Translation: All teenage girls are out-going egoists and aspiring performing artists who love to have all eyes on them. They would never consider being forced to “perform” degrading or humiliating. Also, maybe I’m just reading too much into this, but does anyone else get the creeps reading “give you a floor show?” With the constant objectification of women in society, when I here “give you a show” I automatically think of a sexual performance of some kind. That could just be me, though.

Overall, I find the concept of forcing a daughter to exercise, especially through these ways, to be intrusive, and, as I stated before, promoting the idea of women and children as property. Girls and young women might actually have a good reason for not exercising, and they are capable enough to figure that out on their own. The daughter in question may have an invisible disability the parents don’t know about or fully understand, be too tired from work/school to exercise, or may simply not enjoy traditional exercise. It should be her decision, not something for parents to invade and change.

§ 5 Responses to No, You Can’t “Slip” Fitness Into My Life

  • mirandanyc says:

    “The article only focuses on females. To me, this seems like a subtle way of promoting the idea that women always need to work to stay skinny and sexy for men.”

    Definitely. Growing up, it seemed that chubby boys were often described as “still carrying baby fat” or “going through a phase” — descriptions that are rosy in comparison with the strict language we use to police fat women’s (and girls’) bodies.

    Though society encourages individuals to hate on any and all fat people, in my experience the attitude differs based on the fat person’s gender. Guys should lose weight for themselves, for their “health,” etc., while girls should lose weight to please men (and to please the patriarchy overall).

  • Phoebe says:

    This. Is. BADASS. And right on.
    Welcome!!!

  • Elena says:

    This is extremely aggravating, and you really hit the nail on the head. Especially since it’s the parent’s role to have their daughters excersize, but they are the judges rather than participants. Why isn’t the emphasis on parents excersizing together with all of their children?

  • Okay, I’m totally with you on most of this. These are incredibly creepy ways to make your child exercise, and I think they’re all pretty awful ones, too.

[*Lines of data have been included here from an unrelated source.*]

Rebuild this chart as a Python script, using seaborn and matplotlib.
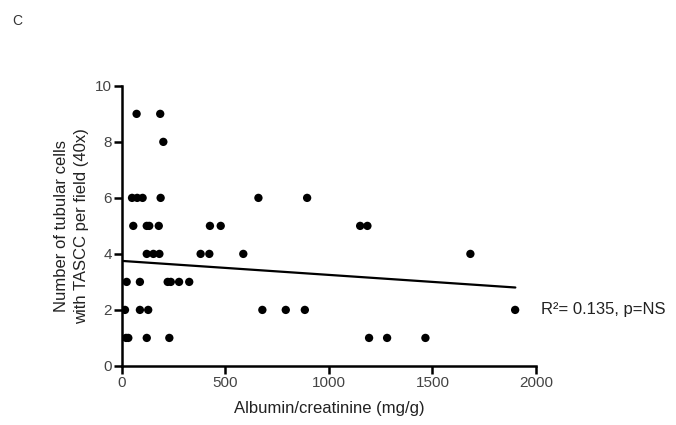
import matplotlib
matplotlib.use("Agg")
import matplotlib.pyplot as plt
import seaborn as sns
import pandas as pd

# Data
albumin_creatinine = [
    72, 186,
    201,
    50, 75, 101, 188, 660, 895,
    56, 121, 133, 179, 426, 478, 1151, 1186,
    121, 153, 182, 381, 423, 587, 1683,
    24, 88, 222, 237, 277, 326,
    16, 88, 128, 679, 792, 884, 1899,
    21, 32, 121, 230, 1194, 1281, 1466,
]
tascc_cells = (
    [9] * 2 + [8] * 1 + [6] * 6 + [5] * 8 + [4] * 7 + [3] * 6 + [2] * 7 + [1] * 7
)
fit_x = [0, 1900]
fit_y = [3.75, 2.80]
x_ticks = [0, 500, 1000, 1500, 2000]
y_ticks = [0, 2, 4, 6, 8, 10]

df = pd.DataFrame({"x": albumin_creatinine, "y": tascc_cells})
fit = pd.DataFrame({"x": fit_x, "y": fit_y})

sns.set_style("ticks")
plt.rcParams["font.family"] = ["Liberation Sans", "DejaVu Sans"]

fig = plt.figure(figsize=(6.76, 4.25), dpi=100)
ax = fig.add_axes([0.180, 0.139, 0.613, 0.659])

sns.scatterplot(data=df, x="x", y="y", ax=ax, color="black", s=36,
                edgecolor="none", zorder=3, legend=False)
sns.lineplot(data=fit, x="x", y="y", ax=ax, color="black", linewidth=1.6,
             zorder=2, legend=False)

ax.set_xlim(0, 2000)
ax.set_ylim(0, 10)
ax.set_xticks(x_ticks)
ax.set_yticks(y_ticks)
ax.set_xticklabels([str(t) for t in x_ticks])
ax.set_yticklabels([str(t) for t in y_ticks])
sns.despine(ax=ax)
for s in ("left", "bottom"):
    ax.spines[s].set_linewidth(1.8)
    ax.spines[s].set_color("black")
ax.tick_params(axis="both", direction="out", length=6, width=1.8,
               color="black", labelsize=11, labelcolor="#444444", pad=1)

ax.set_xlabel("Albumin/creatinine (mg/g)", fontsize=12, color="#222222", labelpad=8)
ax.set_ylabel("Number of tubular cells\nwith TASCC per field (40x)", fontsize=12,
              color="#222222", labelpad=4, linespacing=1.45)

ax.text(1.012, 2.0, "R²= 0.135, p=NS", transform=ax.get_yaxis_transform(),
        fontsize=12, color="#222222", va="center", ha="left")
fig.text(0.018, 0.951, "C", fontsize=10, color="#333333", va="center", ha="left")

fig.savefig("out.png", dpi=100, facecolor="white")
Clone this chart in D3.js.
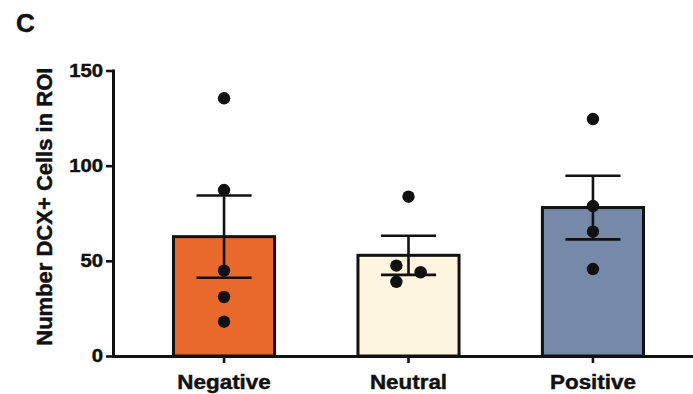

    However. It really depends on how young the young girls are. No, girls are not property, but they are children for at least a little while. And parents are responsible for their children’s health and well-being until those children are old enough to take care of this themselves. Yes, teenaged girls are probably old enough to take care of their personal fitness themselves to an extent, but pre-teens? That can mean as young as ten years old. How many ten-year-olds do you know that are health-conscious? And what about younger girls? Is it objectifying if parents are concerned about their small children’s health and take steps to make sure that their children won’t grow up to have health problems later? I don’t think so. I do agree that these methods are inappropriate for any age, but I think saying that parents showing an interest in their children’s health is too controlling is going a little far.

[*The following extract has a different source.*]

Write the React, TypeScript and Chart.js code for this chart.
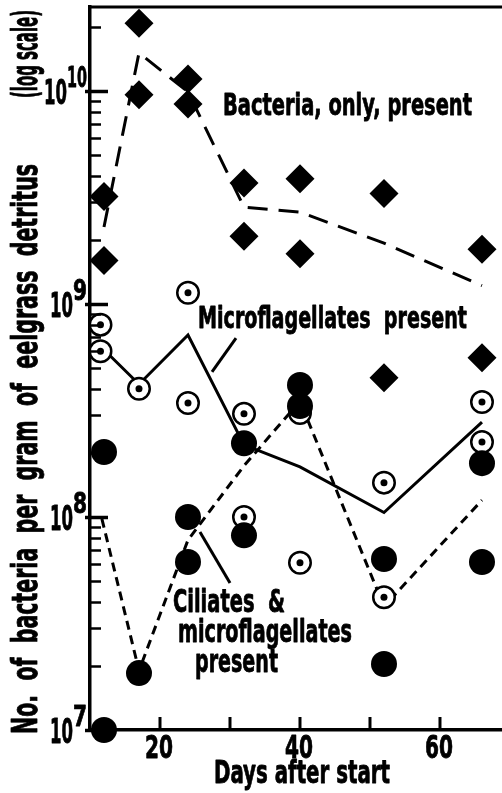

    Umm…and I hate to point this out, since you probably just used the wrong word, but “obese” is a clinical term used to describe a medical condition in which an individual’s health and life expectancy are negatively affected by an excess accumulation of fat in the body. Obese actually IS unhealthy. Now, saying that any child who isn’t skinny or trim, or any kid who’s a little heavier than the so-called “ideal” is unhealthy is just stupid, but obese? Yeah, that’s what your doctor calls you when you’ve gained enough weight that it’s disrupting your health and your chances of living a long life.

  • katiee says:

    Required reading about the obesity thing:
    http://kateharding.net/faq/but-dont-you-realize-fat-is-unhealthy/

    Other than that, I critiqued the articles focus on girls and implication that children are property. I never said showing an interest in a young child’s health was innapropriate, and I support parents who ENCOURAGE their daughters to exercise, which can be effective. I do not support forcing them to exercise in this way.